L’aria che tira a Bruxelles sta tutta nelle parole che un diplomatico dell’Unione europea bisbiglia a Politico. “Più ottimismo sento, più divento nervoso”. Consolidati i risultati delle elezioni nei Paesi membri l’Ue che verrà potrebbe essere molto più veloce del previsto. L’avanzata della destra non basta a stravolgere gli equilibri e i nomi sono già sul tavolo: la tedesca Ursula von der Leyen per un secondo mandato come presidente della Commissione europea, il portoghese António Costa come presidente del Consiglio europeo, Roberta Metsola di Malta come capo del Parlamento europeo e l’estone Kaja Kallas come capo della politica estera.
Le sfide politiche dell’Ue
Lo schema di accordo verrà discusso per la prima volta il prossimo 17 giugno quando sull’agenda è fissata una cena informale con i leader in previsione dell’accordo formale e ufficiale che potrebbe arrivare il 27 o il 28 giugno. Chiudere in fretta la pratica è la priorità, sfruttando il momento di debolezza del presidente francese Macron per evitare di impantanarsi nella sua proverbiale capacità di sabotare gli accordi in sede europea. Il fattore tempo è fondamentale, secondo i funzionari e diplomatici europei, per non dare troppo vantaggio al Gruppo dei conservatori e riformisti europei (spinti dal successo di Giorgia Meloni) e il Gruppo identità e democrazia di Salvini e Le Pen che già annusa la possibilità prendersi il governo e poi puntare all’Eliseo. Rapidità è richiesta anche dalla guerra in Ucraina. I banchi vuoti nell’aula del Bundestag tedesco per il boicottaggio dei deputati sia dell’Alleanza Sahra Wagenknecht – Ragione e Giustizia (Bsw) sia di Alternativa per la Germania (Afd) sono l’antipasto tedesco del menu europeo. Ursula von der Leyen, che parla già con il tono della presidente confermata alla Commissione europea, ripete che bisogna “aiutare l’Ucraina a governare da sola il suo futuro”. Anche perché l’economia di guerra è uno dei punti programmatici del Ppe che la sostiene e che si è confermato primo partito. Il potenziale ritorno alla Casa bianca di Donald Trump aggiunge sale sulla coda.

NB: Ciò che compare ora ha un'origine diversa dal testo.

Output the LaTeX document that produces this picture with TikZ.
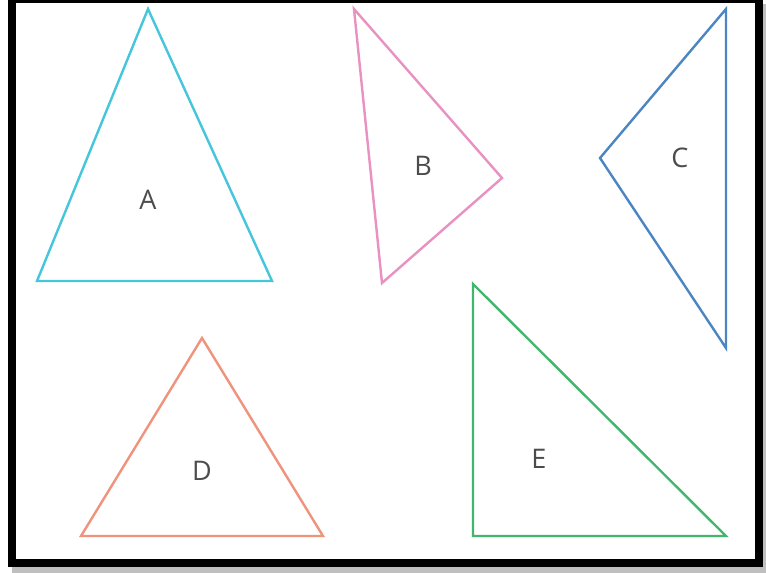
\documentclass[tikz,border=0pt]{standalone}
\usepackage{fontspec}
\setmainfont{Open Sans}
\definecolor{triA}{HTML}{45C6DA}
\definecolor{triB}{HTML}{E991C3}
\definecolor{triC}{HTML}{4B86C2}
\definecolor{triD}{HTML}{F0937C}
\definecolor{triE}{HTML}{41B66E}
\tikzset{
  tri/.style={line width=2.4pt, line join=miter},
  lbl/.style={font=\fontsize{27}{27}\selectfont, text=black!70, inner sep=0pt}
}
\begin{document}
\begin{tikzpicture}[x=1pt,y=-1pt]
		% Canvas and frame
		\useasboundingbox (0,0) rectangle (766,573);
		\fill[black!25] (12,567) rectangle (766,573);
		\fill[black!25] (762,4) rectangle (766,567);
		\fill[black] (8,-2) rectangle (763,567);
		\fill[white] (16,3) rectangle (755,559);

		% Triangles
		\draw[tri, triA] (148,9) -- (272,281) -- (37,281) -- cycle;
		\draw[tri, triB] (354,9) -- (502,178) -- (382,283) -- cycle;
		\draw[tri, triC] (726,9) -- (726,348) -- (600,158) -- cycle;
		\draw[tri, triD] (202,338) -- (323,536) -- (81,536) -- cycle;
		\draw[tri, triE] (473,284) -- (726,536) -- (473,536) -- cycle;

		% Labels
		\node[lbl] (labelA) at (148,200) {A};
		\node[lbl] (labelB) at (423,166) {B};
		\node[lbl] (labelC) at (680,158) {C};
		\node[lbl] (labelD) at (202,471) {D};
		\node[lbl] (labelE) at (539,459) {E};
	\end{tikzpicture}
\end{document}
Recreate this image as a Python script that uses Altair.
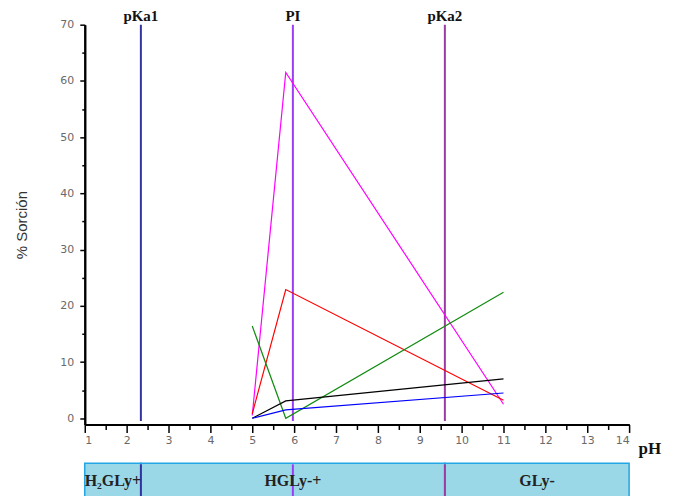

I socialisti, secondo gruppo nel Parlamento europeo, puntano su Costa per sostituire l’attuale presidente del Consiglio europeo Charles Michel. Nei corridoi Ue i diplomatici stanno già speculando su chi sarà il capo del suo staff. All’inizio di questa settimana l’attuale primo ministro di centro-destra del Portogallo, Luís Montenegro, ha confermato che Lisbona potrebbe sostenere Costa per quel ruolo. L’unico ostacolo all’operazione è l’indagine a carico dell’ex primo ministro portoghese per traffico di influenze. Costa ha risposto già il mese scorso alle domande dei pubblici ministeri e i tempi appaiono lunghi. Per questo i socialisti nordici sperano ancora di potere infilare nella corsa Mette Frederiksen, primo ministro socialista in Danimarca, le cui quotazione appaiono però basse.
L’equilibrio tra i paesi membri: una partita complessa
La casella più incerta rimane quella della politica estera. Durante la campagna elettorale alcuni Paesi hanno avanzato dubbi su Kallas per le sue radicali posizioni anti-Putin, preoccupati da un’eventuale sottovalutazione delle questioni in Medio Oriente e in Africa. Ma la linea dell’Ue che verrà ha fatto cadere i veti. La più prevedibile delle candidature sarà un altro mandato di due anni e mezzo all’attuale presidente del Parlamento europeo Metsola, che fa parte del Ppe e che dovrebbe essere confermata dal voto del Parlamento europeo.
Sullo sfondo c’è però il nuovo Consiglio europeo dove l’onda nera (che qualcuno beatamente ancora nega) si farà sentire, eccome, fortificata dal nuovo prevedibile governo francese. Si corre per proclamare von der Leyen già il 18 luglio ma pensare che i leader dei Paesi membri vengano a Bruxelles a timbrare gli accordi presi da altri è di una leggerezza quasi naif.